NS: I think it’s fascinating. I think all of us around the table and I suspect most people watching will concur with the point that just because you can doesn’t mean you should. And it underlines to me, I mean, two things have particularly underlined to me in this broader conversation of what it is to be human; one is that you can’t have these conversations without grounding them in a serious ethical approach to why one is doing this.
Now, I suspect – again, I’d be interested to hear Phil’s opinion on this – that is a question in some form that might be asked by some other animals but I think we ask ourselves that in an absolutely central and intrinsic way to who we are. Wanting to know why and whether we are pursuing a good. So that ethical reflection, that sense of a should, is central to who we are. But also imagination as well which has kept on coming up in this conversation. Phil was talking in a previous section about how we don’t just respond as algorithms – no complex animal responds as just an algorithm – we have to have that fluidity and adaptability. And one of the lines in Phil’s book is that our intelligence is particularly fluid. It’s unusually fluid. And that means being able to imagine ourselves into things that don’t exist. That’s absolutely quintessential to our ability to navigate the world, and operate with one another, and it would be absolutely essential in terms of our ethical navigation of this technological development. So critical to who we are is the need, not just the capacity, but the need to reflect ethically on the good of what we do and the ability to engage imaginatively with that.

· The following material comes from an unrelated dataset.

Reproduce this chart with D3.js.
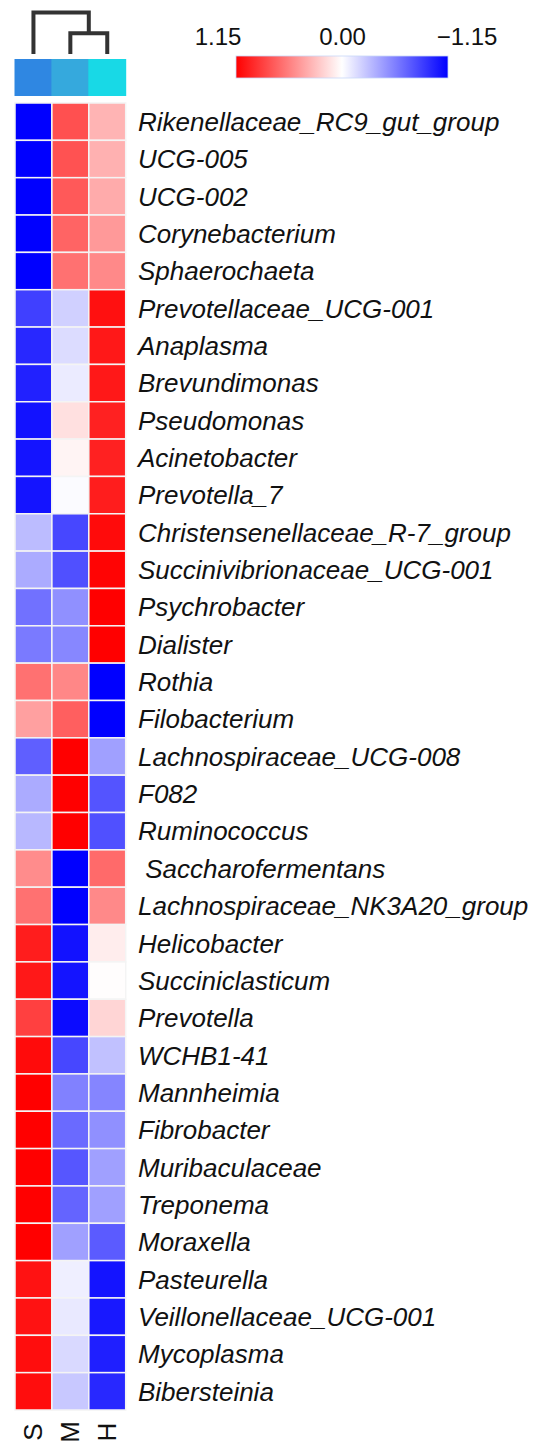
<!DOCTYPE html>
<html><head><meta charset="utf-8">
<script src="https://cdn.jsdelivr.net/npm/d3@7"></script>
<style>body{margin:0;background:#fff}svg{display:block}</style>
</head><body>
<script>
const genera = ["Rikenellaceae_RC9_gut_group","UCG-005","UCG-002","Corynebacterium","Sphaerochaeta","Prevotellaceae_UCG-001","Anaplasma","Brevundimonas","Pseudomonas","Acinetobacter","Prevotella_7","Christensenellaceae_R-7_group","Succinivibrionaceae_UCG-001","Psychrobacter","Dialister","Rothia","Filobacterium","Lachnospiraceae_UCG-008","F082","Ruminococcus"," Saccharofermentans","Lachnospiraceae_NK3A20_group","Helicobacter","Succiniclasticum","Prevotella","WCHB1-41","Mannheimia","Fibrobacter","Muribaculaceae","Treponema","Moraxella","Pasteurella","Veillonellaceae_UCG-001","Mycoplasma","Bibersteinia"];
const groups = ["S","M","H"];
const groupColors = ["#2f87e2","#35a9dd","#18d9e6"];
const valuesS = [-1.15,-1.15,-1.15,-1.15,-1.15,-0.86,-0.97,-1.0,-1.07,-1.06,-1.06,-0.30,-0.38,-0.64,-0.60,0.64,0.43,-0.72,-0.38,-0.32,0.52,0.64,1.02,1.04,0.86,1.10,1.15,1.15,1.15,1.15,1.15,1.07,1.07,1.09,1.09];
const valuesM = [0.79,0.78,0.75,0.70,0.64,-0.21,-0.16,-0.09,0.14,0.05,-0.02,-0.83,-0.79,-0.50,-0.54,0.54,0.72,1.15,1.15,1.15,-1.15,-1.15,-1.07,-1.06,-1.10,-0.83,-0.57,-0.67,-0.76,-0.70,-0.43,-0.07,-0.10,-0.17,-0.25];
const valuesH = [0.34,0.35,0.38,0.46,0.53,1.08,1.04,1.04,1.0,1.0,1.02,1.10,1.13,1.15,1.15,-1.15,-1.15,-0.43,-0.77,-0.79,0.67,0.53,0.08,0.01,0.19,-0.28,-0.55,-0.50,-0.43,-0.43,-0.74,-1.06,-1.04,-1.01,-0.97];
const legendTicks = [1.15, 0, -1.15];
const legendTickLabels = ["1.15","0.00","\u22121.15"];
// dendrogram merges: [left, right, height]
const dendroMerges = [{a:1,b:2,h:1},{a:0,b:"m0",h:2}];

const W=541,H=1453;
const svg=d3.select("body").append("svg").attr("width",W).attr("height",H);
const x=d3.scaleBand().domain(groups).range([15,125.7]).padding(0);
const y=d3.scaleBand().domain(genera).range([103,1410]).padding(0);
const color=d3.scaleLinear().domain([-1.15,0,1.15]).range(["#0000ff","#ffffff","#ff0000"]).clamp(true);
const cols=[valuesS,valuesM,valuesH];

const cells=[];
genera.forEach((g,i)=>groups.forEach((c,j)=>cells.push({g,c,v:cols[j][i]})));
svg.append("g").selectAll("rect").data(cells).join("rect")
  .attr("x",d=>x(d.c)).attr("y",d=>y(d.g))
  .attr("width",x.bandwidth()).attr("height",y.bandwidth())
  .attr("fill",d=>color(d.v)).attr("stroke","#f4f4f4").attr("stroke-width",1.5);

// annotation
svg.append("g").selectAll("rect").data(groups).join("rect")
  .attr("x",d=>x(d)-0.5).attr("y",59).attr("width",x.bandwidth()+1).attr("height",37)
  .attr("fill",(d,i)=>groupColors[i]);

// dendrogram
const hy=d3.scaleLinear().domain([0,2]).range([54,12.5]);
const pos={};
groups.forEach((g,i)=>pos[i]={x:x(g)+x.bandwidth()/2,h:0});
const dg=svg.append("g").attr("fill","none").attr("stroke","#333").attr("stroke-width",4).attr("stroke-linecap","butt");
dendroMerges.forEach((m,k)=>{
  const A=pos[m.a], B=pos[m.b];
  const yy=hy(m.h);
  dg.append("path").attr("d",`M${A.x},${hy(A.h)}V${yy}H${B.x}V${hy(B.h)}`).attr("stroke-linejoin","miter");
  pos["m"+k]={x:(A.x+B.x)/2,h:m.h};
});

// row labels
svg.append("g").selectAll("text").data(genera).join("text")
  .attr("x",138).attr("y",d=>y(d)+y.bandwidth()/2+9.3)
  .attr("font-family","Liberation Sans, Arial, sans-serif").attr("font-style","italic")
  .attr("font-size",26).attr("fill","#111").attr("xml:space","preserve").text(d=>d);

// column labels
svg.append("g").selectAll("text").data(groups).join("text")
  .attr("transform",d=>`translate(${x(d)+x.bandwidth()/2},1432) rotate(-90)`)
  .attr("text-anchor","middle").attr("dominant-baseline","central")
  .attr("font-family","Liberation Sans, Arial, sans-serif").attr("font-size",26).attr("fill","#111").text(d=>d);

// legend
const defs=svg.append("defs");
const grad=defs.append("linearGradient").attr("id","lg").attr("x1","0%").attr("x2","100%");
d3.range(0,1.0001,0.1).forEach(t=>{
  grad.append("stop").attr("offset",(t*100)+"%").attr("stop-color",color(1.15-2.3*t));
});
const lx=d3.scaleLinear().domain([1.15,-1.15]).range([236,448]);
svg.append("rect").attr("x",lx(1.15)).attr("y",56).attr("width",lx(-1.15)-lx(1.15)).attr("height",22)
  .attr("fill","url(#lg)").attr("stroke","#c8d8f8").attr("stroke-width",0.8);
const tl=d3.scaleLinear().domain([1.15,-1.15]).range([218,467]);
svg.append("g").selectAll("text").data(legendTicks).join("text")
  .attr("x",d=>tl(d)).attr("y",45).attr("text-anchor","middle")
  .attr("font-family","Liberation Sans, Arial, sans-serif").attr("font-size",24).attr("fill","#111")
  .text((d,i)=>legendTickLabels[i]);
</script>
</body></html>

AK: Fantastic. This has been an amazing discussion, thanks for letting me be privy to this, chaps. And we’ve talked about science and religion, we’ve talked about the areas of convergence and the areas of divergence and we’ve concluded, I think definitively that it’s not simply a very, very good thing against a very, very bad thing. It’s not tribal war, that’s great.
Let me give you a thought experiment then just to end with. Let’s say that aliens, like Independence Day, do land at some point in the next hundred years and before they destroy humanity they want to know and they want to ask you two specifically what does it mean to be human? So we’re not asking for theories now, we are asking you, Nick, and you, Phil; what does it mean to be human? You first, Nick.
NS: If that question means, what does it mean to be human different from other species, other forms of life, I would guess I would say, concretely, it is probably eating with somebody. Not just the process of consuming food but the sociality and the openness and the physicality of sharing a meal. Roger Scruton, a conservative philosopher, was very good on this about how for humans, eating is not simply a matter of consumption and getting stuff inside us, it is a profoundly social, relational process. It’s a form of – to slip into theological language – of communion. I think that is quintessentially human.
PB: Well, you’d said it for me, Nick, because that is exactly what I would say; it’s lived social experience. I think what we too easily fall into is expecting that biology, in particular, is going to answer that question. That it will say this is what the human is. And everything we have discovered in biology makes that less and less probable. It dissolves the boundaries rather than brings them into focus. We are not going to find the answer there. I think it is absolutely in lived experience where the answer lies.
AK: Well I think we’ve done it. I think we have, as I hoped we would, definitely answer the question of what it means to be human. Thank you so much for watching The Big Conversation, my guests today have been Nick Spencer and Philip Ball. You might have your own views on what it means to be human but certainly we’ve had some good ideas today and I hope you don’t mind.